### RECORDS FOR THE EXERCISE ###
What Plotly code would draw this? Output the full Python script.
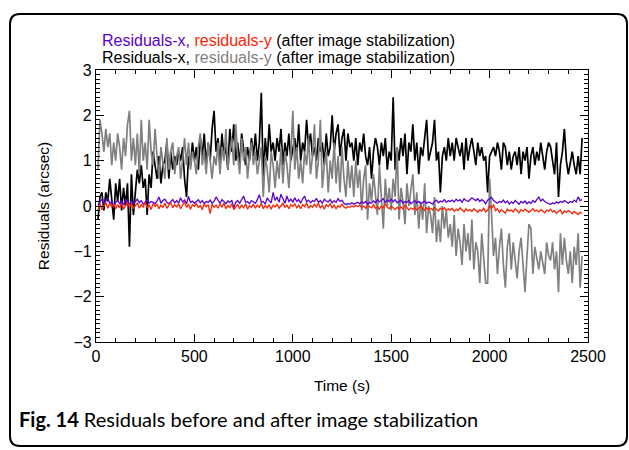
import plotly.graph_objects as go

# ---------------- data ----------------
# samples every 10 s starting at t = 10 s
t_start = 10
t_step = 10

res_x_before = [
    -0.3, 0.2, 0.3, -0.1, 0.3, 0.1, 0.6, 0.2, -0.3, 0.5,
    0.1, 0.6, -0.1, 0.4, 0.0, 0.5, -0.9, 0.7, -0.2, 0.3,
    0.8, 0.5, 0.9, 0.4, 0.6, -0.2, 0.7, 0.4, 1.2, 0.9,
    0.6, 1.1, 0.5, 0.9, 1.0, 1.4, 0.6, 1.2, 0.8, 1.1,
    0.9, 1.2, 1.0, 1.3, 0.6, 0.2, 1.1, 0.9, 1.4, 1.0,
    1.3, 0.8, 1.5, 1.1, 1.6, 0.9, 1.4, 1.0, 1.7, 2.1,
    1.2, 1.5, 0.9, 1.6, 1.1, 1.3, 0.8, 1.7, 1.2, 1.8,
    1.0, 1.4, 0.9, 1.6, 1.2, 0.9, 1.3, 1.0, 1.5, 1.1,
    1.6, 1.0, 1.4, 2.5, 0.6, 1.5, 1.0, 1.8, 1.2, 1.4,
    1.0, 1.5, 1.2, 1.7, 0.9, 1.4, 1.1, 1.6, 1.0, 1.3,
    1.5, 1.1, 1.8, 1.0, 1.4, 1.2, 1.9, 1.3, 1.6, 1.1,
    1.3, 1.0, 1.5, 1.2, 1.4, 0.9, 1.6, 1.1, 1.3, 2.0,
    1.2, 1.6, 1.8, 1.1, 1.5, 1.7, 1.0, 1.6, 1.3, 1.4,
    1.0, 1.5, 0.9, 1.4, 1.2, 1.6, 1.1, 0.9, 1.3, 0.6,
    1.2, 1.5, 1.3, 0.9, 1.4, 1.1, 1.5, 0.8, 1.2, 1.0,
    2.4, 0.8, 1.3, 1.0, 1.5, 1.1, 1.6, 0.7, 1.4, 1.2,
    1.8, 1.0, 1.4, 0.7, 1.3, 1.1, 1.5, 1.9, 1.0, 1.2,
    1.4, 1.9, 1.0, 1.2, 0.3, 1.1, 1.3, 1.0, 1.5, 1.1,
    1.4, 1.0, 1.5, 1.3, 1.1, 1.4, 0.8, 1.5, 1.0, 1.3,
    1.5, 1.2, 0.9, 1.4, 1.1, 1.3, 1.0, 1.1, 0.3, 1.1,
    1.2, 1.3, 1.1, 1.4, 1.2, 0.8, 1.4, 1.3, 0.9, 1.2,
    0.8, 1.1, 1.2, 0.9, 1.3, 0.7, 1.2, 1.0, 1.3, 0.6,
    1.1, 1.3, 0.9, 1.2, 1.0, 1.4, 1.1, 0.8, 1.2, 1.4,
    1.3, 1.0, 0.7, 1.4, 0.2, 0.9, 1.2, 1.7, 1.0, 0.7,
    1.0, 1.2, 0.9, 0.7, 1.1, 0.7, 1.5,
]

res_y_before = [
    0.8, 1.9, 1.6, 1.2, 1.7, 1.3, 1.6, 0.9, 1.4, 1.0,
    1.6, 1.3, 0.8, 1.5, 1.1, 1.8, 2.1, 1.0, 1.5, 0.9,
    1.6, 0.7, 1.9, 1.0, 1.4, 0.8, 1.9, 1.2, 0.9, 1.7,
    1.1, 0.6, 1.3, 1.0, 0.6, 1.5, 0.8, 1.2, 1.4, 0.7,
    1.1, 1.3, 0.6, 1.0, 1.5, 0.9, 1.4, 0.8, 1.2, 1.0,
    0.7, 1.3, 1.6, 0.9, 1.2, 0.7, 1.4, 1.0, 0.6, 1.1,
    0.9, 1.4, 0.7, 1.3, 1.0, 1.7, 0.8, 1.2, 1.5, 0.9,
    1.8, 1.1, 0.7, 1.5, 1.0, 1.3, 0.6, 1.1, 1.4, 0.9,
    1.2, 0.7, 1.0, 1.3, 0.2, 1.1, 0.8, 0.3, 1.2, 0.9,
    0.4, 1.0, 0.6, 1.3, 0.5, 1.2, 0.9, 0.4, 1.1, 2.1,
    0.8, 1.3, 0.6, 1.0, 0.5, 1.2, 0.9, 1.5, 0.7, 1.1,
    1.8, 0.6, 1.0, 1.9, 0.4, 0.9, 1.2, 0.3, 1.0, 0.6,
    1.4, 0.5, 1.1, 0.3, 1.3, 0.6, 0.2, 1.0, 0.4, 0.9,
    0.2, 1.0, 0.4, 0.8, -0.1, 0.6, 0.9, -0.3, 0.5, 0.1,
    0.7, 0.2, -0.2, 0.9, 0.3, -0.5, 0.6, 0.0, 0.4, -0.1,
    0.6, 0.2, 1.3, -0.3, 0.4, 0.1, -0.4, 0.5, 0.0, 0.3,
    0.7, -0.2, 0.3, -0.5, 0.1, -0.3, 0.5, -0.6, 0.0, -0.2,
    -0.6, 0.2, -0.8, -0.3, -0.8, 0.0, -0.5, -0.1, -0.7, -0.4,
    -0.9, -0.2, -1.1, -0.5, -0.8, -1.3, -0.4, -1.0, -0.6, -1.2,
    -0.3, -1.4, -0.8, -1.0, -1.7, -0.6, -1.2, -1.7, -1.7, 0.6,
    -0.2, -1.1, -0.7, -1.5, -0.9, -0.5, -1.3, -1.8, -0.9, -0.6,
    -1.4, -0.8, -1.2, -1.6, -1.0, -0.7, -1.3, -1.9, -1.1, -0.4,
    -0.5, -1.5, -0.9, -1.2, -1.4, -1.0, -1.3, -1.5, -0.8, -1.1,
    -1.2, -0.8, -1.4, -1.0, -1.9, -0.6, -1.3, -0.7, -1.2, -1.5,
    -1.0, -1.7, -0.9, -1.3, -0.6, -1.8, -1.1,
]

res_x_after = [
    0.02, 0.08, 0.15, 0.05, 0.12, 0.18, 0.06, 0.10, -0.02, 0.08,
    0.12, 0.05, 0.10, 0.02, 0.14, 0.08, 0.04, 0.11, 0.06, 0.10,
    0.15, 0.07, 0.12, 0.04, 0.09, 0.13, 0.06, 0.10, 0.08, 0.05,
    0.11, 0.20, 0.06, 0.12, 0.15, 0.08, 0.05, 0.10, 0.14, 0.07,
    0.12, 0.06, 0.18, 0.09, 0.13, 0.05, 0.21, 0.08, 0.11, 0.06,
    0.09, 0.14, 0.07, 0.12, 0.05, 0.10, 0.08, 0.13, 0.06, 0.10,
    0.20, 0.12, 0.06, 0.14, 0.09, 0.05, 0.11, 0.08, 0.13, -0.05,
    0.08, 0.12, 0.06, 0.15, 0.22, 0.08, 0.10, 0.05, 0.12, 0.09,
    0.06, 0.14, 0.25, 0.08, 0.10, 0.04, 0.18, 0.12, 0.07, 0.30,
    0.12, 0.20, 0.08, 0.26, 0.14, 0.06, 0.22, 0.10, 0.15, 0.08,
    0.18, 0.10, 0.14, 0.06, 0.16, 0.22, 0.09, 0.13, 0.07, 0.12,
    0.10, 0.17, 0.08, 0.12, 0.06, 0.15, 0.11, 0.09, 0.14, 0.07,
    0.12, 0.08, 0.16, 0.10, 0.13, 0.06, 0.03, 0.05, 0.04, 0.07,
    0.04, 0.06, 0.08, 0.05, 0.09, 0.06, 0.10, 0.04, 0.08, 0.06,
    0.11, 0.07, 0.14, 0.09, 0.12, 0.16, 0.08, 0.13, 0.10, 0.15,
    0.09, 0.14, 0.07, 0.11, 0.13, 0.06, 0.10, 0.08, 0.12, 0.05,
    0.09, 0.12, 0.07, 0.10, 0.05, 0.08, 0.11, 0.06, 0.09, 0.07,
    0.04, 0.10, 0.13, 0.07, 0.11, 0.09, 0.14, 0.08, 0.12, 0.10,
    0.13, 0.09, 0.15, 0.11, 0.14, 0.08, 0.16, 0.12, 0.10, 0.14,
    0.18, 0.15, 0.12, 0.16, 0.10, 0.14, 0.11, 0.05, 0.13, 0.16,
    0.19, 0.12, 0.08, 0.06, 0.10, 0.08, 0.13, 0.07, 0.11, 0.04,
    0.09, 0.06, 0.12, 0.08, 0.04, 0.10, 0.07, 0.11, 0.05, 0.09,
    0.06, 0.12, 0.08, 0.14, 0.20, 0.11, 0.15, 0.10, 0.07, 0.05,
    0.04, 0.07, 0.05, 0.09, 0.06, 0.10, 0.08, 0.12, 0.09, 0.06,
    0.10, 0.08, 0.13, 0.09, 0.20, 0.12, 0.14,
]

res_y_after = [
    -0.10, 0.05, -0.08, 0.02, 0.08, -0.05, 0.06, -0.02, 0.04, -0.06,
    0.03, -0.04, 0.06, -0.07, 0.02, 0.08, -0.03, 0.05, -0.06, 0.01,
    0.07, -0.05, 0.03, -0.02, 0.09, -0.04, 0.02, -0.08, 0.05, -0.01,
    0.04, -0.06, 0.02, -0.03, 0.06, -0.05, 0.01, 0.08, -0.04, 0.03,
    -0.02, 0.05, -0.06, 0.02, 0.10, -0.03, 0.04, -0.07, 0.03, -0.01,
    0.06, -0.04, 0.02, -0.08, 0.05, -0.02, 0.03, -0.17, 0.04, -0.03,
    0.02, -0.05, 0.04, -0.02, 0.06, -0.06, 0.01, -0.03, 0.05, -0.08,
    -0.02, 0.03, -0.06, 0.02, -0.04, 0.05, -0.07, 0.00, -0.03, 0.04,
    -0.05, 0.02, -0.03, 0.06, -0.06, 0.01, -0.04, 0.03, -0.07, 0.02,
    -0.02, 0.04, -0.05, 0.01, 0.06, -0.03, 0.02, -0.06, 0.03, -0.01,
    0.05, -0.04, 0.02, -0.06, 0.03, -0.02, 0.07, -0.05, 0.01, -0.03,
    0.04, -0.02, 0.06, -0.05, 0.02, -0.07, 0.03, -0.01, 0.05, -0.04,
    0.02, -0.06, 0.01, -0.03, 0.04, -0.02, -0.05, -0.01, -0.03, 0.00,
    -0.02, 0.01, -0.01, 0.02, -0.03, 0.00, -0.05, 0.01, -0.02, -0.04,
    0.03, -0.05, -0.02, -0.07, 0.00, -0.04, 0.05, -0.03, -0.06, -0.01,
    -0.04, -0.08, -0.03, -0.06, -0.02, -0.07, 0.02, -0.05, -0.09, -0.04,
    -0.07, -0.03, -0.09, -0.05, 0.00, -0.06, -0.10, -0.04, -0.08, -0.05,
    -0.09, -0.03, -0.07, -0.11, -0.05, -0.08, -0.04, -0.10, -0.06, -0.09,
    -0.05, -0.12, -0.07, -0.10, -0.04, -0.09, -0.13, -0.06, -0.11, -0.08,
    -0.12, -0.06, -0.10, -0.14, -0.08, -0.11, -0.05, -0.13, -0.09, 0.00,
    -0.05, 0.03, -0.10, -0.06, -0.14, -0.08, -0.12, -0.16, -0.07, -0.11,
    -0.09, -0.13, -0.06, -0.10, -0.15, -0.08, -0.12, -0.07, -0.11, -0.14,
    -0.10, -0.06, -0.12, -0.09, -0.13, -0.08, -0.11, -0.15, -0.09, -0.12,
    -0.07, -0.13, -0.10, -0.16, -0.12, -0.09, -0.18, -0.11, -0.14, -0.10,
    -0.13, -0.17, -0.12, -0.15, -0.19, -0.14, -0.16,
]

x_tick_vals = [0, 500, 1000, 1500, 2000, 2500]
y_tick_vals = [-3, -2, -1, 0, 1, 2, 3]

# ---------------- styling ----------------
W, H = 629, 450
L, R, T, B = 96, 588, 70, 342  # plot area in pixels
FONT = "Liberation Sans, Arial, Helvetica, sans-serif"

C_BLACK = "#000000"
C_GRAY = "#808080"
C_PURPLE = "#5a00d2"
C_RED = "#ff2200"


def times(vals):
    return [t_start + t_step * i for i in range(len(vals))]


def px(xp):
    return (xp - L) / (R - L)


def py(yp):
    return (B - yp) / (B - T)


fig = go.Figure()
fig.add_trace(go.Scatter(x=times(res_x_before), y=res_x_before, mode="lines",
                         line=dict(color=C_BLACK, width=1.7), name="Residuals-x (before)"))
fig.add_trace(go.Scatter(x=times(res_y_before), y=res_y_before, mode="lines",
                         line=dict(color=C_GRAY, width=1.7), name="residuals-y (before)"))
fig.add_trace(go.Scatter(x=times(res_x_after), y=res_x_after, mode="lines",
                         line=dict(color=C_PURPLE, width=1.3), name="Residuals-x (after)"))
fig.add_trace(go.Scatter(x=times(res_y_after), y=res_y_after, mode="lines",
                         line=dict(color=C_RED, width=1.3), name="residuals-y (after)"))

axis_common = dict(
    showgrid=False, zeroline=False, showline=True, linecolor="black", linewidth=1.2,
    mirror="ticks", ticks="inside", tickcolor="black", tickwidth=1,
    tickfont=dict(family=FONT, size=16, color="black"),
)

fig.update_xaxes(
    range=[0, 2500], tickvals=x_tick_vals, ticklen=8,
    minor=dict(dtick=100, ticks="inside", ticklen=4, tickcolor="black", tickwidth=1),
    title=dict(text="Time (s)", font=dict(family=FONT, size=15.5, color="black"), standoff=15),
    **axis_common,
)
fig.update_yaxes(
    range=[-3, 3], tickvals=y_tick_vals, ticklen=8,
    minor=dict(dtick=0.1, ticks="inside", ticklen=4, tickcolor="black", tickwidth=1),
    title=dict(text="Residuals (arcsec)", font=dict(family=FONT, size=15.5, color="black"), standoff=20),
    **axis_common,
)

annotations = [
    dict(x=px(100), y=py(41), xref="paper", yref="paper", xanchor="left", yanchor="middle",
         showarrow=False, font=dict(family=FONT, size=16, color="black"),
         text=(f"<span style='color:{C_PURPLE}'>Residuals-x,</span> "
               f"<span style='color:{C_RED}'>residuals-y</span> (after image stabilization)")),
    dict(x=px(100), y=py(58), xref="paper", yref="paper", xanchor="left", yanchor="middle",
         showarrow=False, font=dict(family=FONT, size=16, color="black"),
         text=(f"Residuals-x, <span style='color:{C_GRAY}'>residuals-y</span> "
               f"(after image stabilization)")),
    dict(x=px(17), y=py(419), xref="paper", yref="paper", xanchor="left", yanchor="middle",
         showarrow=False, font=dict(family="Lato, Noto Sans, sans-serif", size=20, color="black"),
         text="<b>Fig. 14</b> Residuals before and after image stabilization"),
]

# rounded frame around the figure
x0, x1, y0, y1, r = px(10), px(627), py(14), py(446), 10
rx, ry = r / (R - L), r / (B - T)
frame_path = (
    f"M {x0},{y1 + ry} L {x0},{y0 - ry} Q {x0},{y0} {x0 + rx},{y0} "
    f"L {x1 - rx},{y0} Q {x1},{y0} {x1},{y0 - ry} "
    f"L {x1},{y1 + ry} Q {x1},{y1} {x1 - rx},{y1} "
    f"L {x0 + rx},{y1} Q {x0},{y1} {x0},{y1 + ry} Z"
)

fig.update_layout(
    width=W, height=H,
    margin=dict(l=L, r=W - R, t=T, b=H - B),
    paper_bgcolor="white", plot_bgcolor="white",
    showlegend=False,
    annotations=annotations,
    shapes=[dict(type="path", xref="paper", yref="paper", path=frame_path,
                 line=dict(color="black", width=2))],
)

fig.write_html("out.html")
###
### RECORDS FOR THE EXERCISE ###
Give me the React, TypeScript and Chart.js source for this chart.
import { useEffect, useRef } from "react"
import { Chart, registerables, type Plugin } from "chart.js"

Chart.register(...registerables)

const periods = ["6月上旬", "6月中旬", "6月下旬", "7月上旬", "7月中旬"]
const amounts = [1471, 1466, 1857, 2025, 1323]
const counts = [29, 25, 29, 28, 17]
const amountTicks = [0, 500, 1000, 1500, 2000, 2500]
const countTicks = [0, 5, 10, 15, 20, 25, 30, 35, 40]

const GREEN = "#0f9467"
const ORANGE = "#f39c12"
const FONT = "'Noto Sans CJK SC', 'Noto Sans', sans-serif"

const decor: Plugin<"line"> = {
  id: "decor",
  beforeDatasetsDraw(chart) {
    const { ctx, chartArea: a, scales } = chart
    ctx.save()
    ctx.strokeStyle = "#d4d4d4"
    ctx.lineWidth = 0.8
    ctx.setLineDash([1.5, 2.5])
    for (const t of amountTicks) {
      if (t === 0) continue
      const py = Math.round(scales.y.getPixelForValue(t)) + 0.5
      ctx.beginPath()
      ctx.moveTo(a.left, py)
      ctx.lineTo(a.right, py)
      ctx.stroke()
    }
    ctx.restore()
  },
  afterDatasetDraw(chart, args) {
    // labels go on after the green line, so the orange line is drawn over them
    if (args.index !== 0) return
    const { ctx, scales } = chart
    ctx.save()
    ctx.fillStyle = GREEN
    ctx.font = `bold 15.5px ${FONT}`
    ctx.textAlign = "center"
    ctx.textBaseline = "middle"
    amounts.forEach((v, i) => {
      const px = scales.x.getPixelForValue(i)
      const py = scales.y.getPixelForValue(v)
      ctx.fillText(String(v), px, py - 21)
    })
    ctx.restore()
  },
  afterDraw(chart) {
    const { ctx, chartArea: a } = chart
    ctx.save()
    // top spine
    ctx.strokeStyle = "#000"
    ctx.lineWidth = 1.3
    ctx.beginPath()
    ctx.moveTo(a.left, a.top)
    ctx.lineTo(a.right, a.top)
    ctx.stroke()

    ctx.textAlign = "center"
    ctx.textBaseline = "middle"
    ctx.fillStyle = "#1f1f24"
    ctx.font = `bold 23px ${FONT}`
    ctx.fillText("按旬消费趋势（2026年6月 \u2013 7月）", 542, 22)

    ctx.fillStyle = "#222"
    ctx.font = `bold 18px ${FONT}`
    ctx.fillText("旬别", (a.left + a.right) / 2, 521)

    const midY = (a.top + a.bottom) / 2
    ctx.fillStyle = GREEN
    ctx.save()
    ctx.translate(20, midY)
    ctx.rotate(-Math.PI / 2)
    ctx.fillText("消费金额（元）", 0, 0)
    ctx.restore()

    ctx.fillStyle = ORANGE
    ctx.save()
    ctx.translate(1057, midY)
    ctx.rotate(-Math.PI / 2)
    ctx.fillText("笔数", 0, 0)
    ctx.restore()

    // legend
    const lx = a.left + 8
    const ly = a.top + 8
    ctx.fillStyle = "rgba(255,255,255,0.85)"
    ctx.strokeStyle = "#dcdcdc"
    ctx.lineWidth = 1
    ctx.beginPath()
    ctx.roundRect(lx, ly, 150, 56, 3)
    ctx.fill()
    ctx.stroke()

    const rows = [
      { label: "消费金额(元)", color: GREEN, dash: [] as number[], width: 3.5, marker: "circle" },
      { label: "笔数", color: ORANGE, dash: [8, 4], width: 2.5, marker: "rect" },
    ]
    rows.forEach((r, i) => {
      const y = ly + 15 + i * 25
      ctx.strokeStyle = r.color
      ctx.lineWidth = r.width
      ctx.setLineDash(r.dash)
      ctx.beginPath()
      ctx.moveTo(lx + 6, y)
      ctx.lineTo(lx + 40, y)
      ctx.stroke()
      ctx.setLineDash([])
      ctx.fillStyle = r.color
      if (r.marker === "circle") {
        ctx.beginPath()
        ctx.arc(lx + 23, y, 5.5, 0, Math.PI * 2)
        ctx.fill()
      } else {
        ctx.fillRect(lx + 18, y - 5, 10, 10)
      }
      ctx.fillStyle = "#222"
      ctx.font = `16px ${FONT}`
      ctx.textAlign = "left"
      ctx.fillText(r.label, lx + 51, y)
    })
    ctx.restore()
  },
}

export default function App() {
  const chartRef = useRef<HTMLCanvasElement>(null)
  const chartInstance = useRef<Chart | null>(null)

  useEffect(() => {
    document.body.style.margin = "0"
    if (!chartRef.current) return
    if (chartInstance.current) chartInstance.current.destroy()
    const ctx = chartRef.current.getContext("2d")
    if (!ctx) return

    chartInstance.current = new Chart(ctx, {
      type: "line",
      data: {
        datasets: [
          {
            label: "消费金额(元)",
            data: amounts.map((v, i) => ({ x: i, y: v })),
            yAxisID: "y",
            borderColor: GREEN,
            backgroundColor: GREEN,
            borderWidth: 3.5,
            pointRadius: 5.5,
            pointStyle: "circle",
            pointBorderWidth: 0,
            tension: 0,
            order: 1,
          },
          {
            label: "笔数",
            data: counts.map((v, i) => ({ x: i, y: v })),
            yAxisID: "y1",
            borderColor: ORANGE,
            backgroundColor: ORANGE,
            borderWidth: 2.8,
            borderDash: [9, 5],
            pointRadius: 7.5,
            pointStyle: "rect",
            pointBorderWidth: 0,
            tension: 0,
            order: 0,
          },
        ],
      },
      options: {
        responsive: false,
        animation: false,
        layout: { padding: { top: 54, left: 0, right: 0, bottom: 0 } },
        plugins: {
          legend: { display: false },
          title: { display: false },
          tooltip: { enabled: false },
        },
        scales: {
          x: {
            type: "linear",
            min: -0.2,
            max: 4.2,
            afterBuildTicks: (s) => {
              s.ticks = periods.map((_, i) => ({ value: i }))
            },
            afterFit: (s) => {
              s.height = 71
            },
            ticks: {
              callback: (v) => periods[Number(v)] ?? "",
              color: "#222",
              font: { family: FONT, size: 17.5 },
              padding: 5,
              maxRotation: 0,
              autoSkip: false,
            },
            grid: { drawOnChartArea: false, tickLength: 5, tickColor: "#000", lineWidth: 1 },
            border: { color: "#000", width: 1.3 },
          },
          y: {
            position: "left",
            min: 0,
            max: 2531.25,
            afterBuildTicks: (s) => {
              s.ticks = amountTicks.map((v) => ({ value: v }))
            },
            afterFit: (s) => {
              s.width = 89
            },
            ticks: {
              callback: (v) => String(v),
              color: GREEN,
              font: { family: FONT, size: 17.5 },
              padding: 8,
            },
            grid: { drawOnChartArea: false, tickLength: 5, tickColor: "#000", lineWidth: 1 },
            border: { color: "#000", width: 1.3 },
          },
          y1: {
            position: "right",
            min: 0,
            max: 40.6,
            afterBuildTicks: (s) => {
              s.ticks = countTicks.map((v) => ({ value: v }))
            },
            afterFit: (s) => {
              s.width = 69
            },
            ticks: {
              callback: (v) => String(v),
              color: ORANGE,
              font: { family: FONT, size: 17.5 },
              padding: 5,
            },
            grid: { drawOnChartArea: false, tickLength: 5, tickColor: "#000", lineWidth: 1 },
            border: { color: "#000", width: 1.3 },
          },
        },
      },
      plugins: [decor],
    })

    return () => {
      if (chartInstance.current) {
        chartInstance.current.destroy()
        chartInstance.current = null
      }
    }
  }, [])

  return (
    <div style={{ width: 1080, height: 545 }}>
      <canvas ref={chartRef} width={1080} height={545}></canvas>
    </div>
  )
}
###
#### [GIVEN EXERCISE]
Pictures excluded, retype exactly the lines running from the one with "What Plotly code" through the one with "t_step = 10". Include both end lines and nothing more.

#### [SOLUTION TO THIS PROBLEM]
What Plotly code would draw this? Output the full Python script.
import plotly.graph_objects as go

# ---------------- data ----------------
# samples every 10 s starting at t = 10 s
t_start = 10
t_step = 10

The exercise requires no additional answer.